(INSTRUCTIONS FOR THE TASK)
Quote all of the data that follows exactly as written, skipping the images.

(MATERIAL PROVIDED)
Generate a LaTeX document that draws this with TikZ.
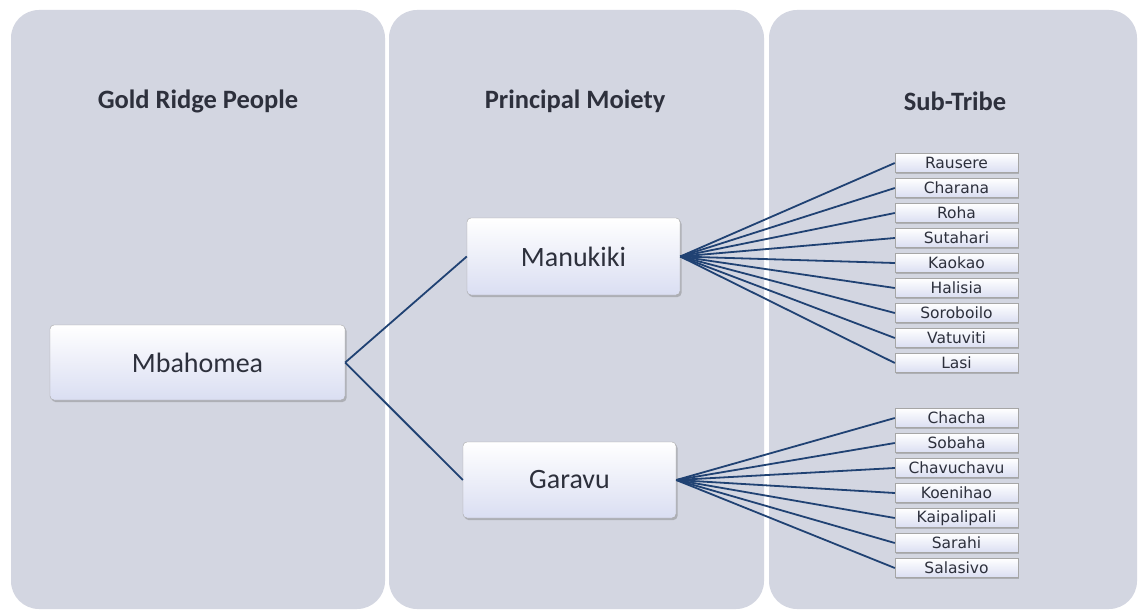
\documentclass[tikz,border=0pt]{standalone}
\usepackage{fontspec}
\setmainfont{Carlito}
\newfontfamily\tribefont{DejaVu Sans}
\usetikzlibrary{shadows}

\definecolor{panelgray}{RGB}{211,214,225}
\definecolor{boxlow}{RGB}{218,222,242}
\definecolor{linkblue}{RGB}{32,66,115}
\definecolor{textgray}{RGB}{45,48,60}

\tikzset{
  panel/.style={fill=panelgray, rounded corners=28pt},
  heading/.style={font=\fontsize{26.5}{30}\selectfont\bfseries, text=textgray},
  rankbox/.style={draw=gray!70, rounded corners=4pt, top color=white, bottom color=boxlow,
    drop shadow={opacity=0.45, shadow xshift=1.5pt, shadow yshift=-2pt},
    font=\fontsize{28}{32}\selectfont, text=textgray, inner sep=0pt},
  tribebox/.style={draw=gray!70, top color=white, bottom color=boxlow,
    drop shadow={opacity=0.45, shadow xshift=1pt, shadow yshift=-1.5pt},
    minimum width=123pt, minimum height=19pt, inner sep=0pt,
    font=\tribefont\fontsize{15.5}{17}\selectfont, text=textgray},
  link/.style={draw=linkblue, line width=1.8pt}
}

\begin{document}
\begin{tikzpicture}[x=1pt, y=-1pt]

      \useasboundingbox (0,0) rectangle (1139,610);
      \fill[white] (0,0) rectangle (1139,610);
      \fill[panel] (11,10) rectangle (385,609);
      \fill[panel] (389,10) rectangle (764,609);
      \fill[panel] (769,10) rectangle (1137,609);

      \node[heading] (hpeople) at (198,101) {Gold Ridge People};
      \node[heading] (hmoiety) at (575,101) {Principal Moiety};
      \node[heading] (htribe)  at (955,101) {Sub-Tribe};

      \node[rankbox, minimum width=295pt, minimum height=75pt] (mba) at (197.5,362.5) {Mbahomea};
      \node[rankbox, minimum width=213pt, minimum height=77pt] (man) at (573.5,256.5) {Manukiki};
      \node[rankbox, minimum width=213pt, minimum height=76pt] (gar) at (569.5,480) {Garavu};

      \draw[link] (mba.east) -- (man.west);
      \draw[link] (mba.east) -- (gar.west);

      \foreach \name [count=\i] in {Rausere,Charana,Roha,Sutahari,Kaokao,Halisia,Soroboilo,Vatuviti,Lasi}
      {
        \node[tribebox] (man\i) at (956.5,{163+25*(\i-1)}) {\name};
        \draw[link] (man.east) -- (man\i.west);
      }
      \foreach \name [count=\i] in {Chacha,Sobaha,Chavuchavu,Koenihao,Kaipalipali,Sarahi,Salasivo}
      {
        \node[tribebox] (gar\i) at (956.5,{418+25*(\i-1)}) {\name};
        \draw[link] (gar.east) -- (gar\i.west);
      }
    \end{tikzpicture}
\end{document}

(SOLUTION TO THIS TASK)
Generate a LaTeX document that draws this with TikZ.
\documentclass[tikz,border=0pt]{standalone}
\usepackage{fontspec}
\setmainfont{Carlito}
\newfontfamily\tribefont{DejaVu Sans}
\usetikzlibrary{shadows}

\definecolor{panelgray}{RGB}{211,214,225}
\definecolor{boxlow}{RGB}{218,222,242}
\definecolor{linkblue}{RGB}{32,66,115}
\definecolor{textgray}{RGB}{45,48,60}

\tikzset{
  panel/.style={fill=panelgray, rounded corners=28pt},
  heading/.style={font=\fontsize{26.5}{30}\selectfont\bfseries, text=textgray},
  rankbox/.style={draw=gray!70, rounded corners=4pt, top color=white, bottom color=boxlow,
    drop shadow={opacity=0.45, shadow xshift=1.5pt, shadow yshift=-2pt},
    font=\fontsize{28}{32}\selectfont, text=textgray, inner sep=0pt},
  tribebox/.style={draw=gray!70, top color=white, bottom color=boxlow,
    drop shadow={opacity=0.45, shadow xshift=1pt, shadow yshift=-1.5pt},
    minimum width=123pt, minimum height=19pt, inner sep=0pt,
    font=\tribefont\fontsize{15.5}{17}\selectfont, text=textgray},
  link/.style={draw=linkblue, line width=1.8pt}
}

\begin{document}
\begin{tikzpicture}[x=1pt, y=-1pt]

      \useasboundingbox (0,0) rectangle (1139,610);
      \fill[white] (0,0) rectangle (1139,610);
      \fill[panel] (11,10) rectangle (385,609);
      \fill[panel] (389,10) rectangle (764,609);
      \fill[panel] (769,10) rectangle (1137,609);

      \node[heading] (hpeople) at (198,101) {Gold Ridge People};
      \node[heading] (hmoiety) at (575,101) {Principal Moiety};
      \node[heading] (htribe)  at (955,101) {Sub-Tribe};

      \node[rankbox, minimum width=295pt, minimum height=75pt] (mba) at (197.5,362.5) {Mbahomea};
      \node[rankbox, minimum width=213pt, minimum height=77pt] (man) at (573.5,256.5) {Manukiki};
      \node[rankbox, minimum width=213pt, minimum height=76pt] (gar) at (569.5,480) {Garavu};

      \draw[link] (mba.east) -- (man.west);
      \draw[link] (mba.east) -- (gar.west);

      \foreach \name [count=\i] in {Rausere,Charana,Roha,Sutahari,Kaokao,Halisia,Soroboilo,Vatuviti,Lasi}
      {
        \node[tribebox] (man\i) at (956.5,{163+25*(\i-1)}) {\name};
        \draw[link] (man.east) -- (man\i.west);
      }
      \foreach \name [count=\i] in {Chacha,Sobaha,Chavuchavu,Koenihao,Kaipalipali,Sarahi,Salasivo}
      {
        \node[tribebox] (gar\i) at (956.5,{418+25*(\i-1)}) {\name};
        \draw[link] (gar.east) -- (gar\i.west);
      }
    \end{tikzpicture}
\end{document}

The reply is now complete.